BERITAPRESS, ID RAJA AMPAT/Badan Koordinasi (Badko) Himpunan Mahasiswa Islam (HMI) Papua-Papua Barat-Papua Barat Daya sukses menyelenggarakan Latihan Kepemimpinan Tingkat III (LK III) atau Advance Training. Kegiatan berskala besar ini resmi ditutup di Kabupaten Raja Ampat pada Kamis (18/12/2025).
Acara penutupan dihadiri langsung oleh Bupati Raja Ampat, Orideko I. Burdam, yang dalam hal ini diwakili oleh Plt. Asisten I Setda Kabupaten Raja Ampat, Nor Albi Basyir Umkabu.
Dalam sambutan tertulis yang dibacakan oleh Asisten I, Bupati Raja Ampat memberikan apresiasi tinggi terhadap tema yang diusung, yakni “Raja Ampat sebagai Simpul Geoperadaban Dunia: Dialektika Kader HMI, Geostrategis Pasifik, dan Etika Ekologis Pembangunan”.
Menurut Bupati, tema tersebut menunjukkan kedewasaan berpikir para kader HMI dalam memposisikan Raja Ampat sebagai aset global, bukan sekadar wilayah lokal.

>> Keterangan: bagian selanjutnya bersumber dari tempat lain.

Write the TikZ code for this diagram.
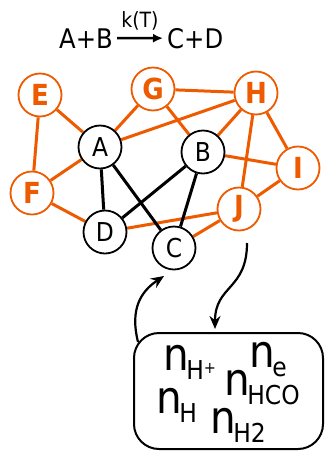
\documentclass[tikz,border=0pt]{standalone}
\usepackage{fontspec}
\setmainfont{DejaVu Sans Condensed}
\usetikzlibrary{arrows.meta}
\definecolor{orng}{RGB}{238,90,0}
\pgfdeclarelayer{bg}
\pgfsetlayers{bg,main}
\tikzset{
  blk/.style={circle, draw=black, line width=1.8pt, fill=white, minimum size=43pt, inner sep=0pt, font=\fontsize{26}{26}\selectfont},
  org/.style={circle, draw=orng, text=orng, line width=1.8pt, fill=white, minimum size=43pt, inner sep=0pt, font=\fontsize{29}{29}\selectfont\bfseries},
  oe/.style={draw=orng, line width=3pt},
  be/.style={draw=black, line width=3pt},
  flow/.style={line width=2.2pt, -{Stealth[length=13pt,width=11pt]}},
  term/.style={anchor=base west, inner sep=0pt, font=\fontsize{45}{45}\selectfont},
  ttl/.style={inner sep=0pt, font=\fontsize{27}{27}\selectfont},
}
\newcommand\sbs[1]{\kern-2.5pt\raisebox{-9pt}{\fontsize{26}{26}\selectfont #1}}
\begin{document}
\begin{tikzpicture}[x=1pt,y=-1pt]
\useasboundingbox (0,0) rectangle (326,451);
% title
\node[ttl, anchor=base east] (ab) at (113,48) {A+B};
\node[ttl, anchor=base west] (cd) at (167,48) {C+D};
\draw[line width=2.5pt, -{Latex[length=10pt,width=9pt]}] ([xshift=4pt]ab.east) -- ([xshift=-4pt]cd.west)
  node[midway, above=7pt, inner sep=0pt, font=\fontsize{21}{21}\selectfont] (k) {k(T)};
% nodes
\node[org] (E) at (40,95) {E};
\node[org] (G) at (153,89) {G};
\node[org] (H) at (256,93) {H};
\node[blk] (A) at (100,147) {A};
\node[blk] (B) at (203,152) {B};
\node[org] (I) at (298,168) {I};
\node[org] (F) at (32,193) {F};
\node[org] (J) at (239,209) {J};
\node[blk] (D) at (105,232) {D};
\node[blk] (C) at (174,248) {C};
\begin{pgfonlayer}{bg}
\draw[oe] (E) -- (A);
\draw[oe] (E) -- (F);
\draw[oe] (G) -- (A);
\draw[oe] (G) -- (H);
\draw[oe] (G) -- (B);
\draw[oe] (H) -- (A);
\draw[oe] (H) -- (B);
\draw[oe] (H) -- (I);
\draw[oe] (H) -- (J);
\draw[oe] (B) -- (I);
\draw[oe] (I) -- (J);
\draw[oe] (F) -- (A);
\draw[oe] (F) -- (D);
\draw[oe] (D) -- (J);
\draw[oe] (C) -- (J);
\draw[be] (A) -- (D);
\draw[be] (A) -- (C);
\draw[be] (B) -- (D);
\draw[be] (B) -- (C);
\end{pgfonlayer}
% box
\node[draw, line width=2pt, rounded corners=25pt, minimum width=189pt, minimum height=116pt, inner sep=0pt] (box) at (228.5,391) {};
\node[term] (n1) at (163,370) {n\sbs{H\raisebox{6pt}{\fontsize{16}{16}\selectfont +}}};
\node[term] (n2) at (249,367) {n\sbs{e}};
\node[term] (n3) at (224,395) {n\sbs{HCO}};
\node[term] (n4) at (156,413) {n\sbs{H}};
\node[term] (n5) at (210,433) {n\sbs{H2}};
% flow arrows
\coordinate (j1) at (247,243);
\coordinate (b1) at (215,329);
\draw[flow] (j1) .. controls (247,290) and (215,285) .. (b1);
\coordinate (b2) at (138,342);
\coordinate (c1) at (164,276);
\draw[flow] (b2) .. controls (130,310) and (140,292) .. (c1);
\end{tikzpicture}
\end{document}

”Raja Ampat adalah wilayah dengan keanekaragaman hayati tertinggi di dunia. Kader HMI yang telah lulus LK III diharapkan mampu mengimplementasikan etika ekologis dalam setiap langkah pembangunan di masa depan,” tegas Nor Albi saat membacakan pesan Bupati.
Sementara itu Ketua Umum Badko HMI Papua Barat–Papua Barat Daya, Abdul Qadir Loklomin, memberikan pesan kuat bagi para alumni pelatihan tingkat lanjut ini. Ia menekankan bahwa status sebagai kader Advance Training membawa tanggung jawab moral yang besar.
”LK III bukan akhir dari proses kaderisasi, melainkan awal dari tanggung jawab yang lebih besar. Kader LK III tidak lagi diuji pada kemampuan berbicara, tetapi pada keberanian bersikap dan konsistensi berpihak kepada keadilan,” ujar Abdul Qadir.
Ia juga menyoroti kondisi pembangunan di tanah Papua. Menurutnya, masalah utama bukan terletak pada kurangnya regulasi, melainkan pada aspek moralitas kepemimpinan.
“Papua Barat dan Papua Barat Daya tidak kekurangan regulasi dan program pembangunan. Yang sering kurang justru kepekaan, keberanian moral, dan keberpihakan yang tulus kepada rakyat,” tegasnya.
Menutup arahannya, Abdul Qadir mengingatkan bahwa HMI harus tetap menjadi mitra kritis pemerintah yang konstruktif. HMI tidak diajarkan untuk membenci kekuasaan, melainkan untuk memastikan kekuasaan tersebut tetap berjalan di atas rel keadilan.
“HMI harus hadir sebagai kekuatan intelektual yang jujur dan tegas, bukan oposisi yang gaduh. Kami mengoreksi ketika kekuasaan menjauh dari nilai-nilai keadilan,” pungkasnya. (IB).